Booker T. & The MGs Donald “Duck” Dunn Died

Donald “Duck” Dunn is dead. He died yesterday while on tour in Japan with his lifetime friend, bandmate and guitarist Steve Cropper. Reportedly, he was found dead in his hotel room and it is said that he died in his sleep.

I remember when I for the first time ever saw the movie “Physical Graffiti”, there was this scene were all of a sudden this amazingly heavy tune appeared out of the blue. Back then I had no idea that his was actually “Green Onions”, the signature tune of Booker T. & MGs. I just thought to myself “Holy shit, who the hell is this?” Well, coincidentally or because of fate, a few weeks later I saw an interview with Jeff Beck where he referred to ‘Green Onions’ and how this piece had such a fundamental influence on his playing. If I recall correctly, I think he said that this was the reason why he actually picked up a guitar in the first place.

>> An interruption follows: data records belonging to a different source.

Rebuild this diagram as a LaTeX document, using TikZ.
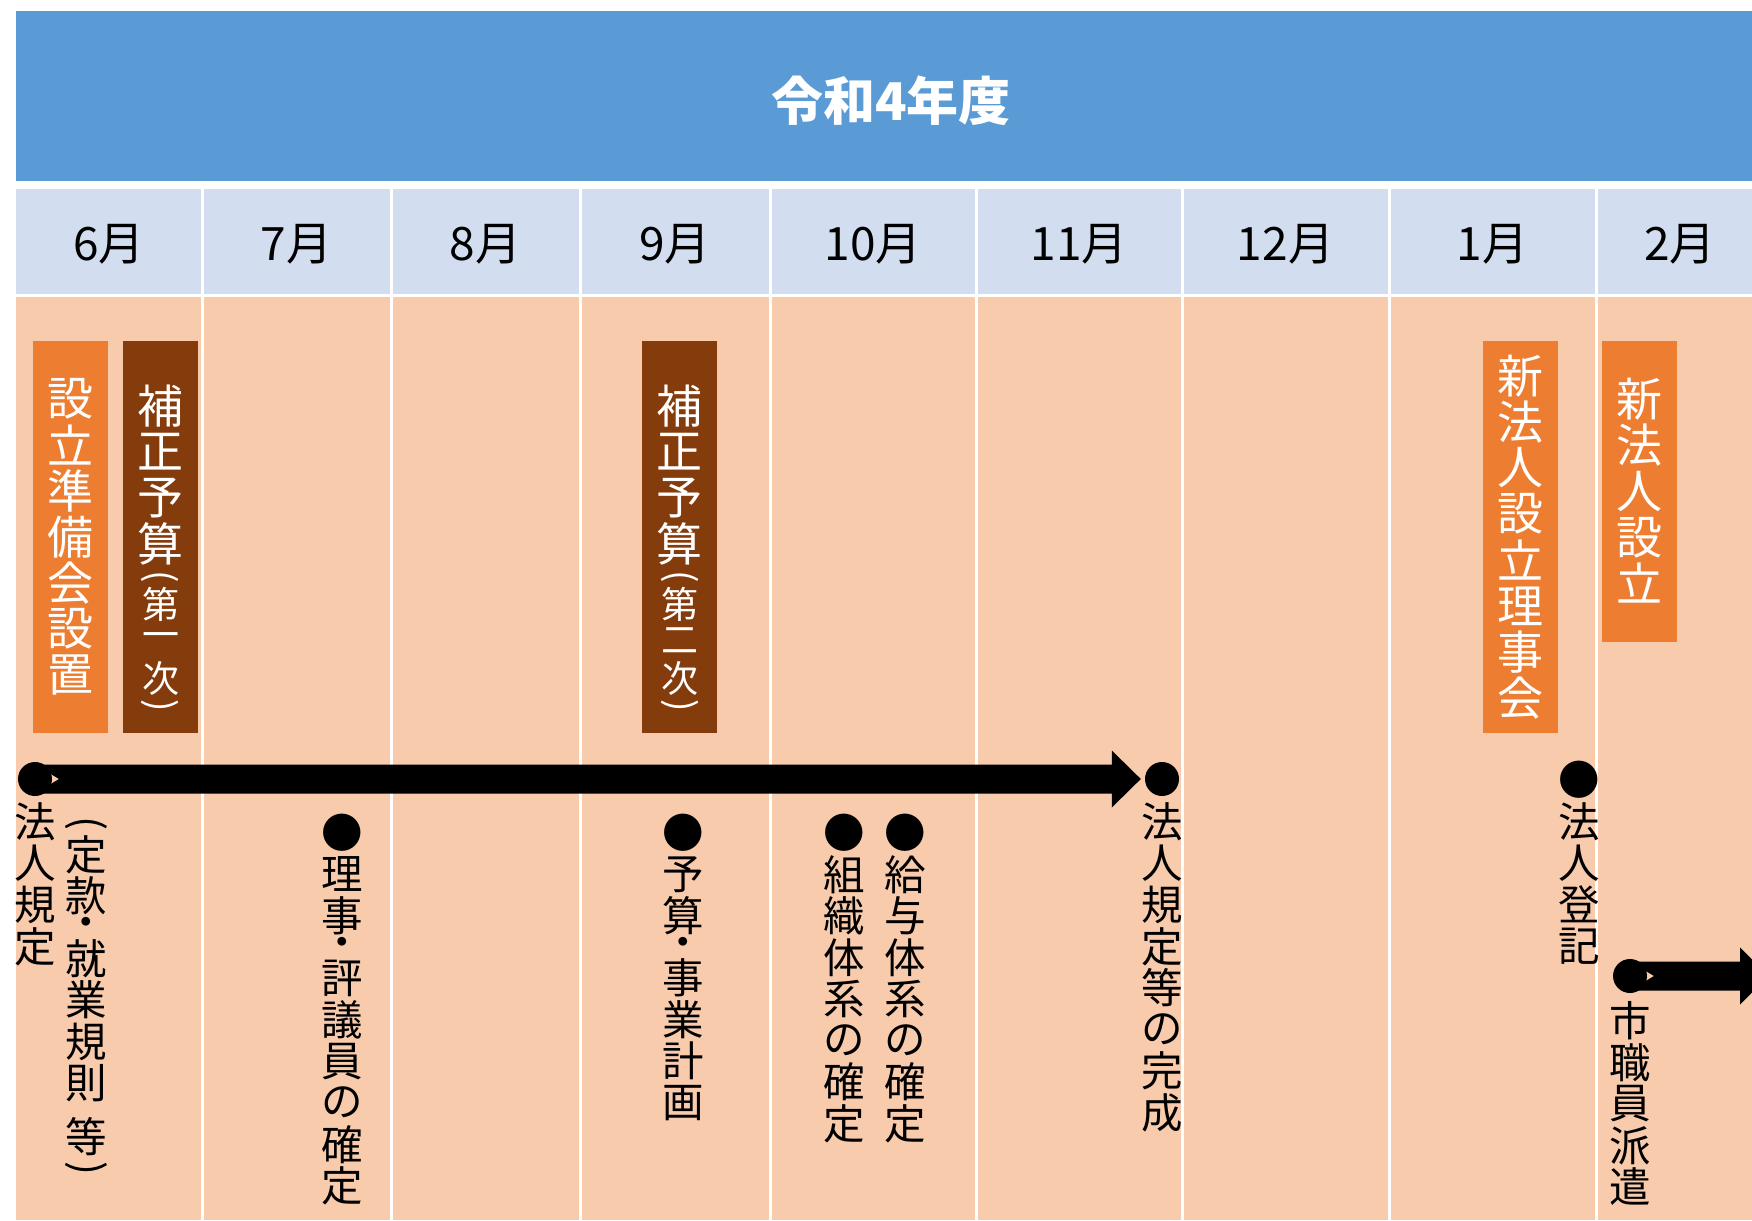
\documentclass[tikz,border=0pt]{standalone}
\usepackage{fontspec}
\usepackage{graphicx}
\setmainfont{Noto Sans CJK JP}
\usetikzlibrary{calc}
\XeTeXuseglyphmetrics=1
\definecolor{hdrblue}{HTML}{5B9BD5}
\definecolor{monthbg}{HTML}{D2DEEF}
\definecolor{bodybg}{HTML}{F8CBAD}
\definecolor{evorange}{HTML}{ED7D31}
\definecolor{evbrown}{HTML}{843C0C}
\pgfdeclarelayer{cells}\pgfdeclarelayer{arrows}\pgfsetlayers{cells,arrows,main}
% vertical text helpers
\newcommand\vF[1]{\hbox to 0pt{\hss\vbox to 1em{\vss\hbox{#1}\vss}\hss}}
\newcommand\vP[2]{\hbox to 0pt{\hss\vbox to #1em{\vss\hbox{#2}\vss}\hss}}
\makeatletter
\def\vtx#1{\vtx@loop#1\vtx@end}
\def\vtx@end{\vtx@end}
\def\vtx@loop#1{\ifx#1\vtx@end\else\vtx@one{#1}\expandafter\vtx@loop\fi}
\def\vtx@one#1{\if・#1\vP{.5}{#1}\else\if︵#1\vP{.5}{\rotatebox{-90}{(}}\else\if︶#1\vP{.5}{\rotatebox{-90}{)}}\else\if*#1\vP{.3}{}\else\vF{#1}\fi\fi\fi\fi}
\makeatother
\newcommand\vt[1]{\vbox{\offinterlineskip\vtx{#1}}}
\newcommand\fatarrow[2]{\fill[black] ($(#1)+(0,-14.5)$) -- ($(#2)+(-29,-14.5)$) -- ($(#2)+(-29,-28.5)$) -- (#2) -- ($(#2)+(-29,28.5)$) -- ($(#2)+(-29,14.5)$) -- ($(#1)+(0,14.5)$) -- ($(#1)+(24,0)$) -- cycle;}
\tikzset{
  cellline/.style={white, line width=3pt},
  vlabel/.style={inner sep=0pt, anchor=north, font=\fontsize{41.5}{41.5}\selectfont, text=black},
  evbox/.style={minimum width=75pt, inner sep=0pt},
  boxtext/.style={inner sep=0pt, text=white, font=\fontsize{46}{46}\selectfont},
  dotnode/.style={circle, fill=black, minimum size=34pt, inner sep=0pt},
  month/.style={font=\fontsize{46}{46}\selectfont, inner sep=0pt, text=black},
}
\begin{document}
\begin{tikzpicture}[x=1pt,y=-1pt]
\useasboundingbox (0,0) rectangle (1752,1220);
\begin{pgfonlayer}{cells}
\fill[white] (0,0) rectangle (1752,1220);
\fill[hdrblue] (16,11) rectangle (1752,181);
\fill[monthbg] (16,189) rectangle (1752,294);
\fill[bodybg] (16,297) rectangle (1752,1220);
\foreach \x in {202,391,580,770,976,1182,1389,1596} \draw[cellline] (\x,189) -- (\x,1220);
\end{pgfonlayer}
% title and months
\node[font=\bfseries\fontsize{52}{52}\selectfont, text=white] (title) at (891,101) {令和4年度};
\node[month] (m6) at (109,244) {6月};
\node[month] (m7) at (296.5,244) {7月};
\node[month] (m8) at (485.5,244) {8月};
\node[month] (m9) at (675,244) {9月};
\node[month] (m10) at (873,244) {10月};
\node[month] (m11) at (1079,244) {11月};
\node[month] (m12) at (1285.5,244) {12月};
\node[month] (m1) at (1492.5,244) {1月};
\node[month] (m2) at (1680,244) {2月};
% event boxes
\node[evbox, fill=evorange, minimum height=392pt] (b1) at (70,537) {};
\node[boxtext] (t1) at (b1.center) {\vt{設立準備会設置}};
\node[evbox, fill=evbrown, minimum height=392pt] (b2) at (160.5,537) {};
\node[boxtext] (t2) at ([yshift=-12pt]b2.center) {\vbox{\offinterlineskip\vtx{補正予算}\fontsize{37}{37}\selectfont\vtx{︵第一次︶}}};
\node[evbox, fill=evbrown, minimum height=392pt] (b3) at (679.5,537) {};
\node[boxtext] (t3) at ([yshift=-12pt]b3.center) {\vbox{\offinterlineskip\vtx{補正予算}\fontsize{37}{37}\selectfont\vtx{︵第二次︶}}};
\node[evbox, fill=evorange, minimum height=392pt] (b4) at (1520.5,537) {};
\node[boxtext] (t4) at (b4.center) {\vt{新法人設立理事会}};
\node[evbox, fill=evorange, minimum height=301pt] (b5) at (1639,491.5) {};
\node[boxtext] (t5) at (b5.center) {\vt{新法人設立}};
% timeline dots
\node[dotnode] (d1) at (35,779) {};
\node[dotnode] (d2) at (1162,779) {};
\node[dotnode] (d3) at (1630,976) {};
\coordinate (tip1) at ($(d2.west)+(-4,0)$);
\coordinate (tip2) at ($(d3.center)+(139,0)$);
\begin{pgfonlayer}{arrows}
\fatarrow{d1.center}{tip1}
\fatarrow{d3.center}{tip2}
\end{pgfonlayer}
% labels
\node[vlabel] (l1) at (35,801) {\vt{法人規定}};
\node[vlabel] (l2) at (86,813) {\vt{︵定款・就業規則*等︶}};
\node[vlabel] (l3) at (342,812) {\vt{●理事・評議員の確定}};
\node[vlabel] (l4) at (683,812) {\vt{●予算・事業計画}};
\node[vlabel] (l5) at (844,812) {\vt{●組織体系の確定}};
\node[vlabel] (l6) at (905,812) {\vt{●給与体系の確定}};
\node[vlabel] (l7) at (1162,801) {\vt{法人規定等の完成}};
\node[vlabel] (l8) at (1579,759) {\vt{●法人登記}};
\node[vlabel] (l9) at (1630,1000) {\vt{市職員派遣}};
\end{tikzpicture}
\end{document}
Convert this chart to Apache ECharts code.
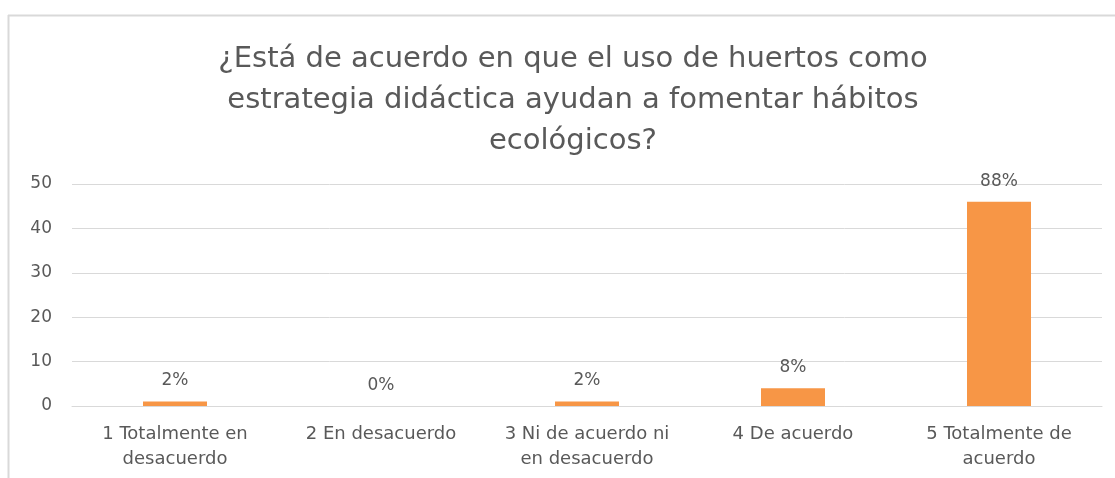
<!DOCTYPE html>
<html>
<head>
<meta charset="utf-8">
<script src="https://cdn.jsdelivr.net/npm/echarts@6/dist/echarts.min.js"></script>
<style>
  html, body { margin: 0; padding: 0; background: #fff; }
  #chart { width: 1115px; height: 478px; }
</style>
</head>
<body>
<div id="chart"></div>
<script>
// categorías del eje x
const categories = [
  '1 Totalmente en\ndesacuerdo',
  '2 En desacuerdo',
  '3 Ni de acuerdo ni\nen desacuerdo',
  '4 De acuerdo',
  '5 Totalmente de\nacuerdo'
]
// número de respuestas
const counts = [1, 0, 1, 4, 46]
// etiquetas de porcentaje
const percentLabels = ['2%', '0%', '2%', '8%', '88%']
const yTicks = [0, 10, 20, 30, 40, 50]

const textColor = '#595959'
const font = 'DejaVu Sans'

const chart = echarts.init(document.getElementById('chart'))
chart.setOption({
  backgroundColor: '#fff',
  textStyle: { fontFamily: font },
  title: {
    text: '¿Está de acuerdo en que el uso de huertos como\nestrategia didáctica ayudan a fomentar hábitos\necológicos?',
    left: 568,
    textAlign: 'center',
    top: 34,
    textStyle: {
      fontFamily: font,
      fontSize: 29,
      fontWeight: 'normal',
      color: textColor,
      lineHeight: 41
    }
  },
  graphic: [
    { type: 'line', shape: { x1: 8, y1: 15.5, x2: 1115, y2: 15.5 }, style: { stroke: '#d9d9d9', lineWidth: 2 } },
    { type: 'line', shape: { x1: 8.5, y1: 15, x2: 8.5, y2: 478 }, style: { stroke: '#d9d9d9', lineWidth: 2 } }
  ],
  grid: { left: 72, right: 13, top: 184, bottom: 72 },
  xAxis: {
    type: 'category',
    data: categories,
    axisTick: { show: false },
    axisLine: { lineStyle: { color: '#d9d9d9', width: 1 } },
    axisLabel: {
      color: textColor,
      fontSize: 18,
      lineHeight: 25,
      margin: 16,
      interval: 0
    }
  },
  yAxis: {
    type: 'value',
    min: yTicks[0],
    max: yTicks[yTicks.length - 1],
    interval: 10,
    axisLine: { show: false },
    axisTick: { show: false },
    axisLabel: { color: textColor, fontSize: 17, margin: 20 },
    splitLine: { lineStyle: { color: '#d9d9d9', width: 1 } }
  },
  series: [{
    type: 'bar',
    data: counts,
    barWidth: 64,
    itemStyle: { color: '#f79646' },
    label: {
      show: true,
      position: 'top',
      distance: 12,
      color: textColor,
      fontSize: 17,
      formatter: p => percentLabels[p.dataIndex]
    }
  }]
})
</script>
</body>
</html>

I ran from record store to record store trying to find ANY Booker T. & The MGs album, but I had no success (that was back in Germany). Finally, one guy told me that he could order a “Best Of” compilation for me. When it eventually came in a few weeks later, I listened to Green Onions over and over for many days straight. And I finally learned more about the band members. Initially, my focus was on Booker T. and Steve Cropper, but after getting more acquainted with the band’s work, the name Donald Dunn seemed to be omnipresent. It took me a while but when I later listened to my album again, it was clear that his heavy, driving and grooving bass played an absolute imperative part in Booker T. & MGs sound.

I don’t want to pretend that I know a lot about Donald “Duck” Dunn, because I don’t. But I stumbled across him every now and then on youtube or when I read a story about other musicians with whom he worked with. And there were plenty of them, Muddy Waters, Freddie King, Bob Dylan, Levon Helm, Eric Clapton, Rod Stewart and Jerry Lee Lewis. Donald also was in the Blues Brothers movie, playing himself.

The Rock ‘n’ Roll Hall of Fame inductee was 70 years old. The only thing good out of this is that he died in his sleep. Rest in Peace, Donald.